In the previous article, we saw how to number rows using window functions. But the Partitions clause isn’t just for creating rankings.
Its true power lies in combining it with aggregation functions (SUM, AVG, COUNT, MAX, MIN), which allows us to perform complex calculations on datasets without the need to group them explicitly.
You’ve likely encountered this problem: You want to list all products with their price, and next to it, the average price of their category to see if it’s expensive or cheap.
With what we knew until now, you’d have to write a complex subquery or a JOIN with a grouped table. With Window Aggregation Functions, this is very simple.
Aggregation without Grouping
The key conceptual difference is this:
- GROUP BY: Collapses rows. If you have 100 products, you end up with 5 rows of categories. You lose the detail.

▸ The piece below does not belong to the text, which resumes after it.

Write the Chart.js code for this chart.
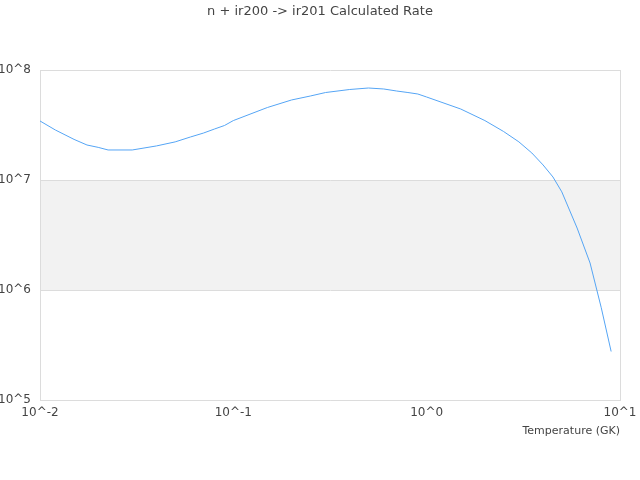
<!DOCTYPE html>
<html>
<head>
<meta charset="utf-8">
<script src="https://cdn.jsdelivr.net/npm/chart.js@4/dist/chart.umd.min.js"></script>
<style>
  html, body { margin: 0; padding: 0; background: #fff; }
  #wrap { width: 640px; height: 480px; }
</style>
</head>
<body>
<div id="wrap"><canvas id="rateChart"></canvas></div>
<script>
// temperature grid (GK) and rate
const temps = [0.01, 0.012, 0.015, 0.0175, 0.02, 0.0225, 0.03, 0.04, 0.05, 0.06, 0.07, 0.08, 0.09,
  0.1, 0.15, 0.2, 0.25, 0.3, 0.4, 0.5, 0.6, 0.7, 0.8, 0.9,
  1, 1.5, 2, 2.5, 3, 3.5, 4, 4.5, 5, 6, 7, 8, 9];
const rates = [3.44e7, 2.85e7, 2.34e7, 2.08e7, 1.98e7, 1.875e7, 1.875e7, 2.04e7, 2.22e7, 2.46e7, 2.67e7, 2.91e7, 3.13e7,
  3.47e7, 4.56e7, 5.34e7, 5.80e7, 6.24e7, 6.65e7, 6.86e7, 6.72e7, 6.44e7, 6.24e7, 6.05e7,
  5.68e7, 4.42e7, 3.47e7, 2.76e7, 2.22e7, 1.76e7, 1.37e7, 1.065e7, 7.8e6, 3.66e6, 1.76e6, 6.9e5, 2.76e5];
const xTicks = [0.01, 0.1, 1, 10];
const yTicks = [1e5, 1e6, 1e7, 1e8];
const bands = [[1e6, 1e7]];
const titleText = 'n + ir200 -> ir201 Calculated Rate';

const FONT = 'DejaVu Sans';
const TEXT = '#444';

// shaded band between decades
const bandPlugin = {
  id: 'bands',
  beforeDraw(chart) {
    const { ctx, chartArea, scales } = chart;
    ctx.save();
    ctx.fillStyle = '#f2f2f2';
    bands.forEach(b => {
      const top = scales.y.getPixelForValue(b[1]);
      const bot = scales.y.getPixelForValue(b[0]);
      ctx.fillRect(chartArea.left, top, chartArea.right - chartArea.left, bot - top);
    });
    ctx.restore();
  }
};

// title centred on the whole canvas
const titlePlugin = {
  id: 'pageTitle',
  afterDraw(chart) {
    const ctx = chart.ctx;
    ctx.save();
    ctx.fillStyle = TEXT;
    ctx.font = '13px "' + FONT + '"';
    ctx.textAlign = 'center';
    ctx.textBaseline = 'middle';
    ctx.fillText(titleText, chart.width / 2, 12);
    ctx.restore();
  }
};

const supLabel = v => '10^' + Math.round(Math.log10(v));

new Chart(document.getElementById('rateChart'), {
  type: 'line',
  data: {
    datasets: [{
      data: temps.map((t, i) => ({ x: t, y: rates[i] })),
      borderColor: 'rgb(85,165,245)',
      borderWidth: 1,
      pointRadius: 0,
      tension: 0,
      fill: false
    }]
  },
  options: {
    responsive: true,
    maintainAspectRatio: false,
    animation: false,
    layout: { padding: { left: 0, right: 20, top: 70, bottom: 36 } },
    plugins: {
      legend: { display: false },
      tooltip: { enabled: false },
      title: { display: false }
    },
    scales: {
      x: {
        type: 'logarithmic',
        min: 0.01,
        max: 10,
        afterBuildTicks: s => { s.ticks = xTicks.map(v => ({ value: v })); },
        afterFit: s => { s.height = 44; s.paddingRight = 0; s.paddingLeft = 0; },
        ticks: {
          color: TEXT,
          font: { family: FONT, size: 12 },
          padding: 6,
          maxRotation: 0,
          autoSkip: false,
          callback: v => supLabel(v)
        },
        grid: {
          drawTicks: false,
          color: c => (c.tick && (c.tick.value === 0.01 || c.tick.value === 10)) ? '#dcdcdc' : 'rgba(0,0,0,0)'
        },
        border: { display: true, color: '#dcdcdc' },
        title: {
          display: true,
          text: 'Temperature (GK)',
          align: 'end',
          color: TEXT,
          font: { family: FONT, size: 11 },
          padding: { top: 0, bottom: 6 }
        }
      },
      y: {
        type: 'logarithmic',
        min: 1e5,
        max: 1e8,
        afterBuildTicks: s => { s.ticks = yTicks.map(v => ({ value: v })); },
        afterFit: s => { s.width = 40; s.paddingTop = 0; s.paddingBottom = 0; },
        ticks: {
          color: TEXT,
          font: { family: FONT, size: 12 },
          padding: 9,
          autoSkip: false,
          callback: v => supLabel(v)
        },
        grid: { drawTicks: false, color: '#dcdcdc' },
        border: { display: true, color: '#dcdcdc' }
      }
    }
  },
  plugins: [bandPlugin, titlePlugin]
});
</script>
</body>
</html>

- OVER: Maintains the 100 product rows, but adds an extra column with the aggregated calculation repeated in each row.
Totals by group (PARTITION BY)
Imagine we want to see each individual sale, but also want to know how much that employee has sold in total, to calculate what percentage that specific sale represents.
We use
SUM(Column) OVER (PARTITION BY Group ORDER BY Order)
SELECT
Employee,
Date,
Amount,
-- Total sum of ALL sales in the table
SUM(Amount) OVER () as GlobalTotal,
-- Total sum ONLY for this employee
SUM(Amount) OVER (PARTITION BY Employee) as EmployeeTotal,
-- Direct calculation: % this sale represents of the employee's total
Amount / SUM(Amount) OVER (PARTITION BY Employee) * 100 as Percentage
FROM Sales;
Result:
| Employee | Amount | GlobalTotal | EmployeeTotal | Percentage |
|---|---|---|---|---|
| Ana | 100€ | 900€ | 300€ | 33.3% |
| Ana | 200€ | 900€ | 300€ | 66.6% |
| Luis | 600€ | 900€ | 600€ | 100% |
Notice that we didn’t use GROUP BY. We have the detail of each sale (100€, 200€) and next to it the aggregated context (300€).
Running totals
To get a running total, we simply add ORDER BY inside the OVER clause.

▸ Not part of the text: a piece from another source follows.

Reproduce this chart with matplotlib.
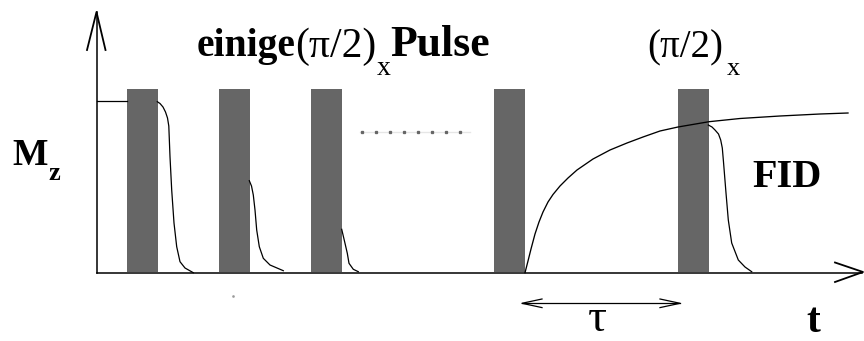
import matplotlib
matplotlib.use("Agg")
import matplotlib.pyplot as plt

# Sketch of a saturation-recovery sequence, drawn in pixel units
W, H = 864, 341

# pulse bars (left edges), common width/top/baseline
pulse_x = [127, 219, 311, 494, 678]
pulse_w = 31
pulse_top = 89
base_y = 272

# initial magnetisation level before the first pulse
m0_x = [97, 127]
m0_y = [100.7, 100.7]

# decay after each saturation pulse
decay1_x = [157.3, 160, 163, 165.5, 167.5, 168.8, 170, 171.7, 174, 176.7,
            180, 185, 193.3]
decay1_y = [101.7, 103.5, 107, 112, 118, 126, 156.7, 190, 223, 246.7,
            261.7, 268, 272.7]
decay2_x = [249.3, 251.5, 253.3, 255, 256.7, 259.3, 263.3, 270, 283.3]
decay2_y = [180.7, 186, 195, 210, 230, 246.7, 258.3, 265, 270.7]
decay3_x = [341.7, 345, 347.3, 349, 353.3, 358.3]
decay3_y = [229.3, 243.3, 253.3, 263.3, 269.3, 271.7]

# recovery of Mz after the last saturation pulse
rec_x = [525, 528, 531, 535, 539, 543, 548, 553, 560, 568, 577, 593, 610,
         627, 643, 660, 678, 709, 740, 780, 820, 848]
rec_y = [272.7, 261, 249, 234, 222, 212, 202, 194.5, 186, 178, 170, 159, 150,
         143, 137, 131, 127, 121.7, 118.5, 116, 114, 113]

# free induction decay after the read pulse
fid_x = [708.3, 712, 715, 718.5, 720.7, 722.3, 723.5, 726, 728.3, 731.7,
         738.3, 745, 751.7]
fid_y = [125, 127, 130, 134, 140, 148, 162, 193, 220, 243,
         260, 267, 271.7]

# "......" between the third and fourth pulse
dots_x = [362, 376, 390, 404, 418, 432, 446, 460]
dots_y = 131.5

serif = ["Liberation Serif", "DejaVu Serif"]
bar_color = "#666666"

fig = plt.figure(figsize=(W / 100, H / 100), dpi=100)
ax = fig.add_axes([0, 0, 1, 1])
ax.set_xlim(0, W)
ax.set_ylim(H, 0)
ax.axis("off")

# axes with open arrow heads
ax.plot([96.5, 96.5], [272.5, 12], color="black", lw=1.1)
ax.plot([87, 96.5, 105.5], [50, 12, 50], color="black", lw=1.3)
ax.plot([96.5, 862], [272.5, 272.5], color="black", lw=1.1)
ax.plot([835, 863, 835], [262.5, 272, 282], color="black", lw=1.3)

ax.bar(pulse_x, [pulse_top - base_y] * len(pulse_x), width=pulse_w,
       bottom=base_y, align="edge", color=bar_color, zorder=2)

for xs, ys in [(m0_x, m0_y), (decay1_x, decay1_y), (decay2_x, decay2_y),
               (decay3_x, decay3_y), (fid_x, fid_y)]:
    ax.plot(xs, ys, color="black", lw=0.9, zorder=3)
ax.plot(rec_x, rec_y, color="black", lw=0.95, zorder=3)

ax.plot([360, 470], [dots_y, dots_y], color="#e6e6e6", lw=1.0, zorder=1)
ax.plot(dots_x, [dots_y] * len(dots_x), ls="none", marker="s",
        ms=1.4, color="#666666", zorder=2)
ax.plot([233], [296], ls="none", marker="s", ms=0.8, color="#999999")

# tau interval arrow
ax.plot([522, 680], [303.3, 303.3], color="black", lw=0.9)
ax.plot([542, 522, 542], [299, 303.3, 307.6], color="black", lw=0.9)
ax.plot([660, 680, 660], [299, 303.3, 307.6], color="black", lw=0.9)

txt = dict(family=serif, va="baseline", ha="left", color="black")
ax.text(197, 56, "einige", fontsize=28.5, fontweight="bold", **txt)
ax.text(295, 57, "(π/2)", fontsize=30, **txt)
ax.text(377, 75, "x", fontsize=20, **txt)
ax.text(390, 56, "Pulse", fontsize=31.5, fontweight="bold", **txt)

ax.text(647, 57, "(π/2)", fontsize=28, **txt)
ax.text(727, 75, "x", fontsize=19, **txt)

ax.text(12, 165, "M", fontsize=27, fontweight="bold", **txt)
ax.text(48, 180, "z", fontsize=19, fontweight="bold", **txt)

ax.text(752, 187, "FID", fontsize=29, fontweight="bold", **txt)
ax.text(588, 331, "τ", fontsize=34, **txt)
ax.text(806, 332, "t", fontsize=30, fontweight="bold", **txt)

fig.savefig("out.png", dpi=100)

When we use ORDER BY in an aggregation function, SQL Server changes the meaning of “the whole group” to “from the beginning of the group to the current row”.
SELECT
Date,
Amount,
SUM(Amount) OVER (ORDER BY Date) as RunningTotal
FROM AnnualSales;
Result:
| Date | Amount | RunningTotal |
|---|---|---|
| 01-Jan | 100€ | 100€ |
| 02-Jan | 50€ | 150€ (100+50) |
| 03-Jan | 200€ | 350€ (150+200) |
Performance Note: By default, when using ORDER BY, SQL uses a window frame called RANGE UNBOUNDED PRECEDING.
This can be slow on huge tables. In these cases, it’s common to specify ROWS UNBOUNDED PRECEDING, which is faster.
Moving averages
A moving average is used to smooth out fluctuating data (like a stock price or daily sales). For example, calculating the average of the last 3 days.
For this, we need to explicitly define the window “frame” using ROWS BETWEEN.
SELECT
Date,
Sales,
AVG(Sales) OVER (
ORDER BY Date
ROWS BETWEEN 2 PRECEDING AND CURRENT ROW
) as MovingAverage3Days
FROM DailySales;
This tells SQL: “To calculate today’s average, take the current row and the 2 preceding ones”.